>> START Excerpted records

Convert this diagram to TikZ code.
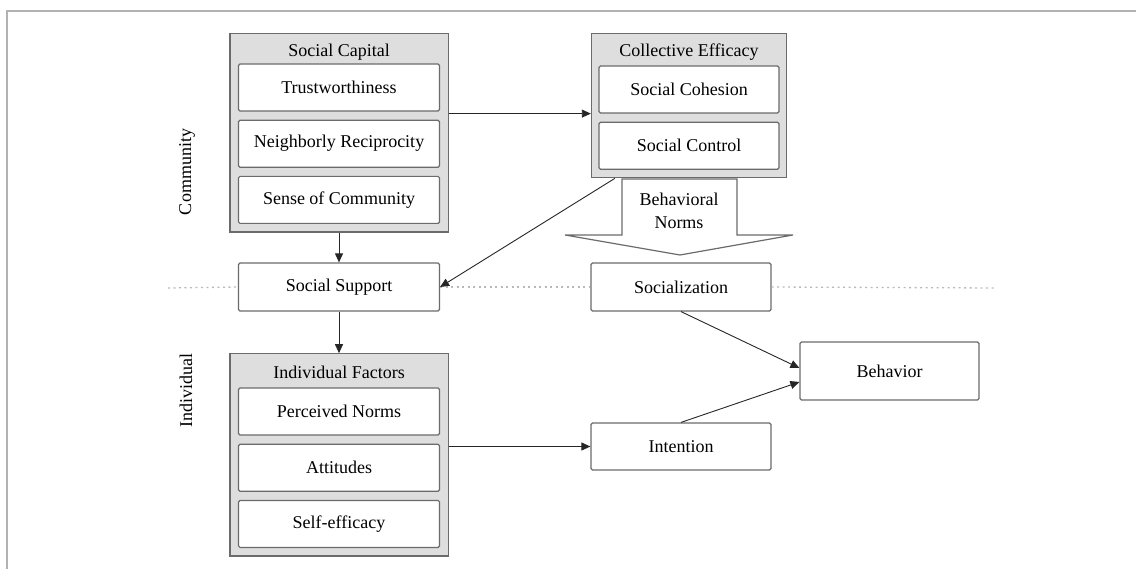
\documentclass[tikz,border=0pt]{standalone}
\usepackage{fontspec}
\setmainfont{Liberation Serif}
\newfontfamily\boxfont{Liberation Serif}
\definecolor{boxline}{rgb}{.42,.42,.42}
\definecolor{groupfill}{rgb}{.87,.87,.87}
\usetikzlibrary{arrows.meta,positioning,fit,backgrounds}

\begin{document}
\begin{tikzpicture}[x=1pt, y=-1pt,
            item/.style={draw=boxline, fill=white, line width=1.2pt, rounded corners=1.5pt,
                        minimum width=201pt, minimum height=47pt, inner sep=0pt,
                        font=\boxfont\fontsize{18}{23}\selectfont, align=center},
            title/.style={minimum height=20pt, inner sep=0pt, font=\boxfont\fontsize{18}{23}\selectfont},
            group/.style={draw=boxline, fill=groupfill, line width=1.2pt, inner sep=8pt},
            arr/.style={-{Triangle[length=9pt,width=8pt]}, black!85, line width=0.9pt},
            divider/.style={gray!55, line width=1.3pt, dash pattern=on 2pt off 3.5pt},
            side/.style={rotate=90, font=\boxfont\fontsize{18}{23}\selectfont}
          ]
            \useasboundingbox (0,0) rectangle (1136,569);
            \draw[gray!60, line width=1.5pt] (7,580) -- (7,11) -- (1150,11);

            % community level
            \node[title] (sct)   at (339,52)   {Social Capital};
            \node[item]  (trust) at (339,87.5) {Trustworthiness};
            \node[item]  (neigh) [below=8pt of trust] {Neighborly Reciprocity};
            \node[item]  (sense) [below=8pt of neigh] {Sense of Community};
            \node[title] (cet)   at (689,52)   {Collective Efficacy};
            \node[item, minimum width=180pt] (coh)  at (689,89.5) {Social Cohesion};
            \node[item, minimum width=180pt] (ctrl) [below=8pt of coh] {Social Control};
            \begin{scope}[on background layer]
              \node[group, fit=(sct)(trust)(sense)] (sc) {};
              \node[group, inner xsep=7pt, fit=(cet)(coh)(ctrl)] (ce) {};
            \end{scope}

            % behavioral norms block arrow
            \draw[boxline, fill=white, line width=1.2pt]
              (622,179) -- (737,179) -- (737,235) -- (793,235) -- (680,255)
              -- (565,235) -- (622,235) -- cycle;
            \node (norms) at (679,211) [align=center, font=\boxfont\fontsize{18}{23}\selectfont] {Behavioral\\Norms};

            % middle row
            \node[item, minimum height=48pt] (ss)  at (339,287) {Social Support};
            \node[item, minimum height=48pt, minimum width=180pt] (soc) at (681,287) {Socialization};
            \coordinate (dl) at (168,288);
            \coordinate (dr) at (995,288);
            \draw[divider] (dl) -- (ss.west);
            \draw[divider] (ss.east) -- (soc.west);
            \draw[divider] (soc.east) -- (dr);

            % individual level
            \node[title] (ift)  at (339,372)   {Individual Factors};
            \node[item]  (perc) at (339,411.5) {Perceived Norms};
            \node[item]  (att)  [below=8pt of perc] {Attitudes};
            \node[item]  (self) [below=8pt of att]  {Self-efficacy};
            \begin{scope}[on background layer]
              \node[group, fit=(ift)(perc)(self)] (if) {};
            \end{scope}
            \node[item, minimum width=180pt] (int) at (681,446.5) {Intention};
            \node[item, minimum width=179pt, minimum height=58pt] (beh) at (889.5,371) {Behavior};

            \node[side] (comm)  at (187,172) {Community};
            \node[side] (indiv) at (186,391) {Individual};

            \draw[arr] (sc.east |- coh.south) -- (ce.west |- coh.south);
            \draw[arr] (sc.south) -- (sc.south |- ss.north);
            \draw[arr] ([xshift=24pt]ce.south west) -- (ss.east);
            \draw[arr] (ss.south) -- (ss.south |- if.north);
            \draw[arr] (if.east |- int.west) -- (int.west);
            \draw[arr] (soc.south) -- ([yshift=3pt]beh.west);
            \draw[arr] (int.north) -- ([yshift=-11pt]beh.west);
          \end{tikzpicture}
\end{document}
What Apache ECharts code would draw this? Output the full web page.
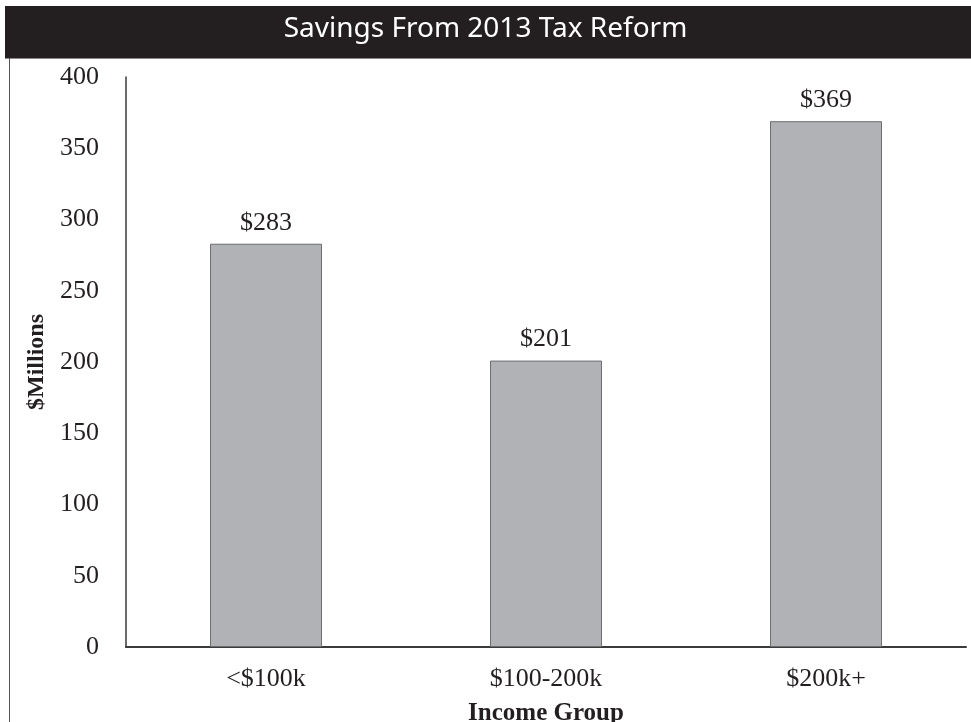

>> END Excerpted records

Only the number is wanted: how many lines above include the word "code"?

2